Starting at the first line of the listing below, repeat each line up to and including the one containing "ax.axis('off')". Leave out pictures.

*AVAILABLE DATA*:
>>

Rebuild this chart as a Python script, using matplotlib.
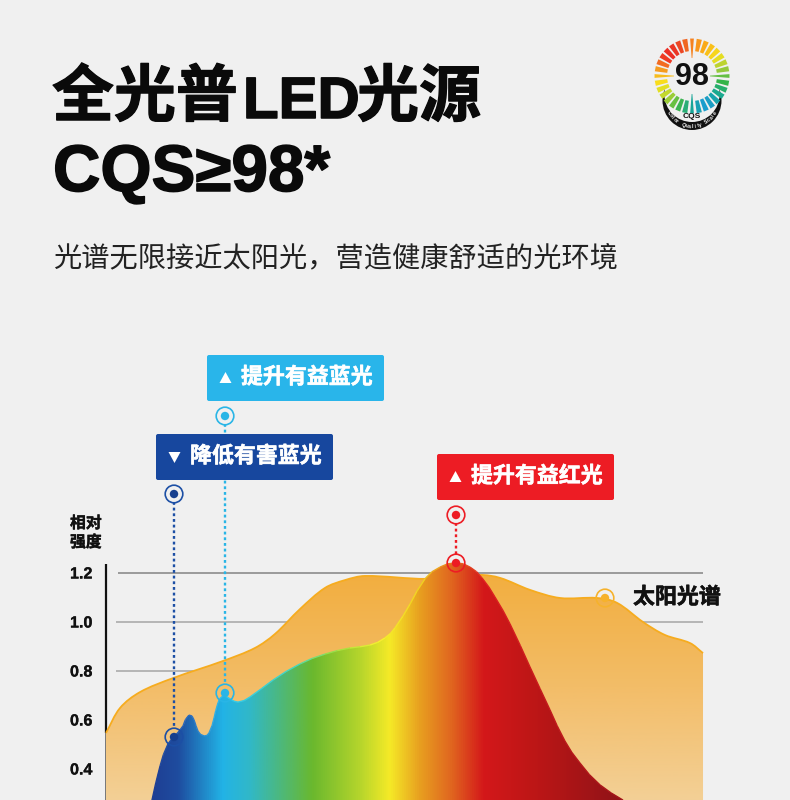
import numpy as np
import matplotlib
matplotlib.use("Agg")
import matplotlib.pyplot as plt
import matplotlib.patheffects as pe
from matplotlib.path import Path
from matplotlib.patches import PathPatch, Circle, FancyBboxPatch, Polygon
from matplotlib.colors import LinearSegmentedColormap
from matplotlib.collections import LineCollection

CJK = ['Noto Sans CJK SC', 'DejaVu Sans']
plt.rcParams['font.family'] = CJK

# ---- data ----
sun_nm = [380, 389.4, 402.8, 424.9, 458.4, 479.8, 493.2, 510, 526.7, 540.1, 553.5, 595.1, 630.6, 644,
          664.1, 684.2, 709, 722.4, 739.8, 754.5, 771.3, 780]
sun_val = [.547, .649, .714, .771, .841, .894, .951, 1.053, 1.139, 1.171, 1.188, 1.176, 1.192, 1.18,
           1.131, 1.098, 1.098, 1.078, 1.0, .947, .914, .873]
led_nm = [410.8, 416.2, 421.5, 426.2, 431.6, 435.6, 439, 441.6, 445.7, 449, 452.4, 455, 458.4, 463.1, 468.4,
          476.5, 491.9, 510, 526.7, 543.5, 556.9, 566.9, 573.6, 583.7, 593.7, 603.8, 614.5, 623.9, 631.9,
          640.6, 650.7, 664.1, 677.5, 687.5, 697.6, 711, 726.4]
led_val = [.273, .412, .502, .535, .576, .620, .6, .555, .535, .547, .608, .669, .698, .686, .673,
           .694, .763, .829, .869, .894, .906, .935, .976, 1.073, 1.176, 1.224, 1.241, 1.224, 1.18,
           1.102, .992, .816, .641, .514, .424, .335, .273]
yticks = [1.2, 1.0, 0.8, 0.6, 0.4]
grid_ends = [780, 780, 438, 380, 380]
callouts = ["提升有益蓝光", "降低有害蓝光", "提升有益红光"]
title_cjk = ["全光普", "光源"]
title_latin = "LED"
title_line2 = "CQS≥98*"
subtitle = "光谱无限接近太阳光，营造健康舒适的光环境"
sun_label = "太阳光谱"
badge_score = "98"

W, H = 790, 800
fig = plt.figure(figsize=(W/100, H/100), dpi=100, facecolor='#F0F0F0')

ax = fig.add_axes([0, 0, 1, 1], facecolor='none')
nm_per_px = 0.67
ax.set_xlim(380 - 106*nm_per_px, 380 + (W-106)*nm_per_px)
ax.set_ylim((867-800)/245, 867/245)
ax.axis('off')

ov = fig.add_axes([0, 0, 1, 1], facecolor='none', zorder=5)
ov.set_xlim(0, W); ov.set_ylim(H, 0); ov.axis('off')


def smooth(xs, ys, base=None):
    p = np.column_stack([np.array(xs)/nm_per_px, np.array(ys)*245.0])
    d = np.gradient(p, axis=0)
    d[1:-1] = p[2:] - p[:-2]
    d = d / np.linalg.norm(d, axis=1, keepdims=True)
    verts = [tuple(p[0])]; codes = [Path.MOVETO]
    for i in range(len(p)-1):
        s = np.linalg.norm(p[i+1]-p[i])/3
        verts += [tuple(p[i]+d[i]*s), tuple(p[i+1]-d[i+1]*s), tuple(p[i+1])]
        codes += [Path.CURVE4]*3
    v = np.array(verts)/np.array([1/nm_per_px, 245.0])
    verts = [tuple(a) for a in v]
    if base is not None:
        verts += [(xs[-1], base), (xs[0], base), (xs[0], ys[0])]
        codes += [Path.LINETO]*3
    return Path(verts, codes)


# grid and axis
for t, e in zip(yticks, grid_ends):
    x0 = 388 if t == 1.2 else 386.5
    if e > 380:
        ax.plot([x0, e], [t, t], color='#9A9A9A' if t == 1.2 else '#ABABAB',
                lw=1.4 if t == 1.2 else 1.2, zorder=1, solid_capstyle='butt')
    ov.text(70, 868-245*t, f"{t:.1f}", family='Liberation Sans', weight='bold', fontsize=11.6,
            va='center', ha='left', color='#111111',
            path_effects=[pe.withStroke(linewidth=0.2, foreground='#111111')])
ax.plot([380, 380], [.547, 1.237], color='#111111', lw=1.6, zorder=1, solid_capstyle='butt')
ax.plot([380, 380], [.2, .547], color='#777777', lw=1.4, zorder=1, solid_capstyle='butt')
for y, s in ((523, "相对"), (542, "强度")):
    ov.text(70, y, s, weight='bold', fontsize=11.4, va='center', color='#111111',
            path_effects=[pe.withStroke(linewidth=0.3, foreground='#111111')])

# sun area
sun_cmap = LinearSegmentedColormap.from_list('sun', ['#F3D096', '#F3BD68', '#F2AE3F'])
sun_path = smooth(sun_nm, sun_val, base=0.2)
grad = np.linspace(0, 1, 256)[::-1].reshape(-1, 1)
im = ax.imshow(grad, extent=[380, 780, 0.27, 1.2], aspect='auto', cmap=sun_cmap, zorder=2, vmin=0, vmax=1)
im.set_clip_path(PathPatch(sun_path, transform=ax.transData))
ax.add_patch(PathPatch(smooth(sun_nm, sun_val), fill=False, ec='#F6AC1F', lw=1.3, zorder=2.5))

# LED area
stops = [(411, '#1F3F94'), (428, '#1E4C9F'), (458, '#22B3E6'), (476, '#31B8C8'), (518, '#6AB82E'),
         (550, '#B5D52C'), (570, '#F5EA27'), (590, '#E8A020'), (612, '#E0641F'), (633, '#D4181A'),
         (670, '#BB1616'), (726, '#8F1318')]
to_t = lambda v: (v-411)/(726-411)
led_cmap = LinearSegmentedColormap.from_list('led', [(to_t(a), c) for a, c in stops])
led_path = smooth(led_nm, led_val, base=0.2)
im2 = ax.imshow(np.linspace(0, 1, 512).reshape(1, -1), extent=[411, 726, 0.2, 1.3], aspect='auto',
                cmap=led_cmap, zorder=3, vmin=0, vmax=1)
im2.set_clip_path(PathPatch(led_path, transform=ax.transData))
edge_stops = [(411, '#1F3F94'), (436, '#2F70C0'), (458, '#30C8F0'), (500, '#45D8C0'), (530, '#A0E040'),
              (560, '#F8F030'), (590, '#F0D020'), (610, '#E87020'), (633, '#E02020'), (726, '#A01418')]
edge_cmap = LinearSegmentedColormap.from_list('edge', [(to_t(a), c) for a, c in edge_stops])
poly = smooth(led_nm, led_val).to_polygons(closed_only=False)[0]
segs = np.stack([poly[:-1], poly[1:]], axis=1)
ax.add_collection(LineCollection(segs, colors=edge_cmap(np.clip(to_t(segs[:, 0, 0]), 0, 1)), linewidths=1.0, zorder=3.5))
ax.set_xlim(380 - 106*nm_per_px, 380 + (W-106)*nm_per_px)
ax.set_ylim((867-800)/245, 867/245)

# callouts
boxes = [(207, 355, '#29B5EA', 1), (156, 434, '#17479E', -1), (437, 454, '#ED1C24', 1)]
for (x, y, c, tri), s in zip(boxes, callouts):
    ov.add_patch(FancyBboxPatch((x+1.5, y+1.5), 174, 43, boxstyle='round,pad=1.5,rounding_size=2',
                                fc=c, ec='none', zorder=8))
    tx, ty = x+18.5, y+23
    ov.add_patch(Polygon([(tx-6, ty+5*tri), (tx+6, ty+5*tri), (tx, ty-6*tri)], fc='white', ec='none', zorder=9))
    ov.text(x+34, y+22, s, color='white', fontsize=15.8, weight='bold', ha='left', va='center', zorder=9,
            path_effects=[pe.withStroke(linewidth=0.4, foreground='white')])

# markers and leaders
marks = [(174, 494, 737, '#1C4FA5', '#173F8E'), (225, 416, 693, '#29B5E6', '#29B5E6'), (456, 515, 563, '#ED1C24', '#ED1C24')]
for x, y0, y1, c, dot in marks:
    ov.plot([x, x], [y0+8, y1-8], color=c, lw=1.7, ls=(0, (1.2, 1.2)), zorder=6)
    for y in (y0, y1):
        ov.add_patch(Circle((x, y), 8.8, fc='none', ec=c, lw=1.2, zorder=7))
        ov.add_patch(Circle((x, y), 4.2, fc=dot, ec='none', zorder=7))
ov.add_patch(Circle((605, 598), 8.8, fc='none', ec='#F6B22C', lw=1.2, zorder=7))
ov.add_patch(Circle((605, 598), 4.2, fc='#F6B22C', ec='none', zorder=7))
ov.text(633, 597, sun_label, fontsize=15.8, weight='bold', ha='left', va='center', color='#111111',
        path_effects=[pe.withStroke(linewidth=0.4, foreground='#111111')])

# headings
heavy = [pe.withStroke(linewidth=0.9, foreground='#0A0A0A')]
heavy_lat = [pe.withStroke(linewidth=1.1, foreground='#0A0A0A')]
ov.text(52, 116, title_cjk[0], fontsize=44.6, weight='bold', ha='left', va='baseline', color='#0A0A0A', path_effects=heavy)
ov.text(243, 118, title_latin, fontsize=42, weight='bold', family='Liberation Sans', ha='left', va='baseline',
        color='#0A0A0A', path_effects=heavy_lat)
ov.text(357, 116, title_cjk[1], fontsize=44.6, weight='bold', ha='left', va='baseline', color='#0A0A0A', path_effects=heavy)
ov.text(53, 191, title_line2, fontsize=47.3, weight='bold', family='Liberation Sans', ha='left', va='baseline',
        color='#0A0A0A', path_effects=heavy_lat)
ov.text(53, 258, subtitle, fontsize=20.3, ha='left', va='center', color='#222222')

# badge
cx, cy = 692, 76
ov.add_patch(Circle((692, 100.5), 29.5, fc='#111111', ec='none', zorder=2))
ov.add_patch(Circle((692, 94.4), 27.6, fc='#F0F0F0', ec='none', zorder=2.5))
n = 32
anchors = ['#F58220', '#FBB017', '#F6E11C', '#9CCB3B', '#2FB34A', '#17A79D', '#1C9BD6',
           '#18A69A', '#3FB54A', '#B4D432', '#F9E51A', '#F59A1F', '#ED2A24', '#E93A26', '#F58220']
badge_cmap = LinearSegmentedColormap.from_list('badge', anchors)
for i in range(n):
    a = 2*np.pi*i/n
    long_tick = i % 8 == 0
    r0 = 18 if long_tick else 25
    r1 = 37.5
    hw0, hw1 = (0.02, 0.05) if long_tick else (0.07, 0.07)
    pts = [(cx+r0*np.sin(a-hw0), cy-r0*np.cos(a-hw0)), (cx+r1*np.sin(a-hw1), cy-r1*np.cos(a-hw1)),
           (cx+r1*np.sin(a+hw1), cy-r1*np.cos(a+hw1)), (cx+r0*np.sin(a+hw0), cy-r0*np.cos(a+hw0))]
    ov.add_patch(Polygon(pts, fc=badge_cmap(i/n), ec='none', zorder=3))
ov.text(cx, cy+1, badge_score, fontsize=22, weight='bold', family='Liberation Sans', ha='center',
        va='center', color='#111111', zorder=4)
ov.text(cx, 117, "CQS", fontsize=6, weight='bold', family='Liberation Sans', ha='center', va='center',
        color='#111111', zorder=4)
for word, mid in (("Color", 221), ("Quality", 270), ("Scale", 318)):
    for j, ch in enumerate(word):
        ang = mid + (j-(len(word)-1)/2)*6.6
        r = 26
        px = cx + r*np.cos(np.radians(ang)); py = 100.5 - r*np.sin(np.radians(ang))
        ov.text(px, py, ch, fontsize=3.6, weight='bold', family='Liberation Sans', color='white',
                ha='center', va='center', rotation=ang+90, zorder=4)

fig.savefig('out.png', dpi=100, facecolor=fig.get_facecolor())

<<

*REPLY*:
Rebuild this chart as a Python script, using matplotlib.
import numpy as np
import matplotlib
matplotlib.use("Agg")
import matplotlib.pyplot as plt
import matplotlib.patheffects as pe
from matplotlib.path import Path
from matplotlib.patches import PathPatch, Circle, FancyBboxPatch, Polygon
from matplotlib.colors import LinearSegmentedColormap
from matplotlib.collections import LineCollection

CJK = ['Noto Sans CJK SC', 'DejaVu Sans']
plt.rcParams['font.family'] = CJK

# ---- data ----
sun_nm = [380, 389.4, 402.8, 424.9, 458.4, 479.8, 493.2, 510, 526.7, 540.1, 553.5, 595.1, 630.6, 644,
          664.1, 684.2, 709, 722.4, 739.8, 754.5, 771.3, 780]
sun_val = [.547, .649, .714, .771, .841, .894, .951, 1.053, 1.139, 1.171, 1.188, 1.176, 1.192, 1.18,
           1.131, 1.098, 1.098, 1.078, 1.0, .947, .914, .873]
led_nm = [410.8, 416.2, 421.5, 426.2, 431.6, 435.6, 439, 441.6, 445.7, 449, 452.4, 455, 458.4, 463.1, 468.4,
          476.5, 491.9, 510, 526.7, 543.5, 556.9, 566.9, 573.6, 583.7, 593.7, 603.8, 614.5, 623.9, 631.9,
          640.6, 650.7, 664.1, 677.5, 687.5, 697.6, 711, 726.4]
led_val = [.273, .412, .502, .535, .576, .620, .6, .555, .535, .547, .608, .669, .698, .686, .673,
           .694, .763, .829, .869, .894, .906, .935, .976, 1.073, 1.176, 1.224, 1.241, 1.224, 1.18,
           1.102, .992, .816, .641, .514, .424, .335, .273]
yticks = [1.2, 1.0, 0.8, 0.6, 0.4]
grid_ends = [780, 780, 438, 380, 380]
callouts = ["提升有益蓝光", "降低有害蓝光", "提升有益红光"]
title_cjk = ["全光普", "光源"]
title_latin = "LED"
title_line2 = "CQS≥98*"
subtitle = "光谱无限接近太阳光，营造健康舒适的光环境"
sun_label = "太阳光谱"
badge_score = "98"

W, H = 790, 800
fig = plt.figure(figsize=(W/100, H/100), dpi=100, facecolor='#F0F0F0')

ax = fig.add_axes([0, 0, 1, 1], facecolor='none')
nm_per_px = 0.67
ax.set_xlim(380 - 106*nm_per_px, 380 + (W-106)*nm_per_px)
ax.set_ylim((867-800)/245, 867/245)
ax.axis('off')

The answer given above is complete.